** Begin **

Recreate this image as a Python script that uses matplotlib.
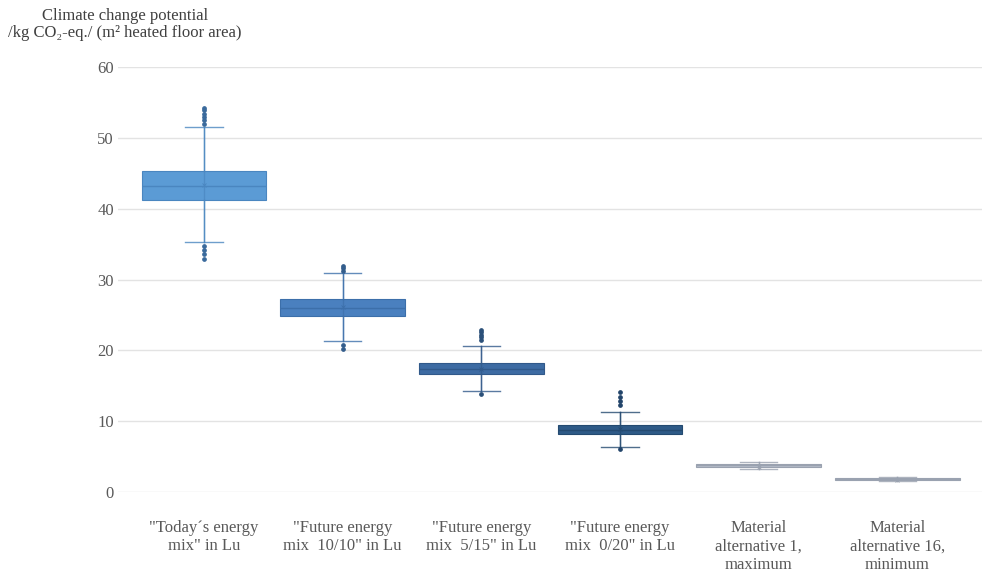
import matplotlib.pyplot as plt
import numpy as np

plt.rcParams['font.family'] = ['Liberation Serif', 'DejaVu Serif']

# scenarios on the x axis
labels = ['"Today´s energy\nmix" in Lu',
          '"Future energy\nmix  10/10" in Lu',
          '"Future energy\nmix  5/15" in Lu',
          '"Future energy\nmix  0/20" in Lu',
          'Material\nalternative 1,\nmaximum',
          'Material\nalternative 16,\nminimum']

# box statistics, kg CO2-eq per m2 heated floor area
q1 = [41.2, 24.9, 16.6, 8.2, 3.55, 1.7]
med = [43.2, 26.0, 17.4, 8.8, 3.75, 1.82]
q3 = [45.3, 27.2, 18.2, 9.5, 3.95, 1.95]
mean = [43.3, 26.1, 17.4, 8.9, 3.6, 1.75]
whislo = [35.3, 21.3, 14.3, 6.4, 3.2, 1.55]
whishi = [51.5, 30.9, 20.6, 11.3, 4.3, 2.1]
fliers = [[52.0, 52.5, 52.9, 53.4, 53.9, 54.2, 34.7, 34.2, 33.6, 32.9],
          [31.2, 31.6, 31.9, 20.75, 20.2],
          [21.5, 21.9, 22.2, 22.6, 22.9, 13.8],
          [12.3, 12.8, 13.4, 14.1, 6.1],
          [],
          []]

colors = ['#5b9bd5', '#4a80bf', '#3d6ba3', '#2e5a87', '#b8bfcc', '#b8bfcc']
edges = ['#4a86c0', '#3c6faa', '#31598a', '#244a70', '#9aa2b0', '#9aa2b0']
dots = ['#3a6a9c', '#335d8c', '#2b5079', '#22446a', '#8a92a0', '#8a92a0']

fig = plt.figure(figsize=(9.84, 5.76), dpi=100)
ax = fig.add_axes([0.12, 0.1458, 0.878, 0.7379])

gray = '#595959'
for i in range(len(labels)):
    st = dict(q1=q1[i], med=med[i], q3=q3[i], mean=mean[i],
              whislo=whislo[i], whishi=whishi[i], fliers=fliers[i])
    ax.bxp([st], positions=[i], widths=0.9, capwidths=0.27,
           showmeans=True, patch_artist=True, showfliers=True,
           boxprops=dict(facecolor=colors[i], edgecolor=edges[i], linewidth=0.8),
           medianprops=dict(color=edges[i], linewidth=1.0),
           whiskerprops=dict(color=edges[i], linewidth=1.0, alpha=0.8),
           capprops=dict(color=edges[i], linewidth=1.0, alpha=0.8),
           meanprops=dict(marker='x', markersize=3, markeredgecolor=edges[i],
                          markeredgewidth=0.6),
           flierprops=dict(marker='o', markersize=2.4, markerfacecolor=dots[i],
                           markeredgecolor=dots[i]))
    # whisker line continues through the box
    ax.plot([i, i], [whislo[i], whishi[i]], color=edges[i], lw=1.0, alpha=0.7,
            zorder=3)

ax.set_xlim(-0.62, 5.61)
ax.set_ylim(0, 60)
ax.set_yticks(np.arange(0, 61, 10))
ax.set_xticks(range(len(labels)))
ax.set_xticklabels(labels, fontsize=12, color=gray, linespacing=1.2)
ax.tick_params(axis='y', labelsize=12, colors=gray, length=0, pad=3)
ax.tick_params(axis='x', length=0, pad=20)
ax.grid(axis='y', color='#e3e3e3', linewidth=1.0)
ax.set_axisbelow(True)
for s in ax.spines.values():
    s.set_visible(False)

fig.text(0.127, 0.973, 'Climate change potential', ha='center', va='center',
         fontsize=12, color='#404040')
fig.text(0.127, 0.942, '/kg CO\u2082-eq./ (m\u00b2 heated floor area)', ha='center',
         va='center', fontsize=12, color='#404040')

fig.savefig('out.png', dpi=100)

** End **

* **The exercise**
Repeat the listing above up to and including the line with "ax = fig.add_axes([0.12, 0.1458, 0.878, 0.7379])", starting from its first line. Drop any pictures.

* **Solution below**
Recreate this image as a Python script that uses matplotlib.
import matplotlib.pyplot as plt
import numpy as np

plt.rcParams['font.family'] = ['Liberation Serif', 'DejaVu Serif']

# scenarios on the x axis
labels = ['"Today´s energy\nmix" in Lu',
          '"Future energy\nmix  10/10" in Lu',
          '"Future energy\nmix  5/15" in Lu',
          '"Future energy\nmix  0/20" in Lu',
          'Material\nalternative 1,\nmaximum',
          'Material\nalternative 16,\nminimum']

# box statistics, kg CO2-eq per m2 heated floor area
q1 = [41.2, 24.9, 16.6, 8.2, 3.55, 1.7]
med = [43.2, 26.0, 17.4, 8.8, 3.75, 1.82]
q3 = [45.3, 27.2, 18.2, 9.5, 3.95, 1.95]
mean = [43.3, 26.1, 17.4, 8.9, 3.6, 1.75]
whislo = [35.3, 21.3, 14.3, 6.4, 3.2, 1.55]
whishi = [51.5, 30.9, 20.6, 11.3, 4.3, 2.1]
fliers = [[52.0, 52.5, 52.9, 53.4, 53.9, 54.2, 34.7, 34.2, 33.6, 32.9],
          [31.2, 31.6, 31.9, 20.75, 20.2],
          [21.5, 21.9, 22.2, 22.6, 22.9, 13.8],
          [12.3, 12.8, 13.4, 14.1, 6.1],
          [],
          []]

colors = ['#5b9bd5', '#4a80bf', '#3d6ba3', '#2e5a87', '#b8bfcc', '#b8bfcc']
edges = ['#4a86c0', '#3c6faa', '#31598a', '#244a70', '#9aa2b0', '#9aa2b0']
dots = ['#3a6a9c', '#335d8c', '#2b5079', '#22446a', '#8a92a0', '#8a92a0']

fig = plt.figure(figsize=(9.84, 5.76), dpi=100)
ax = fig.add_axes([0.12, 0.1458, 0.878, 0.7379])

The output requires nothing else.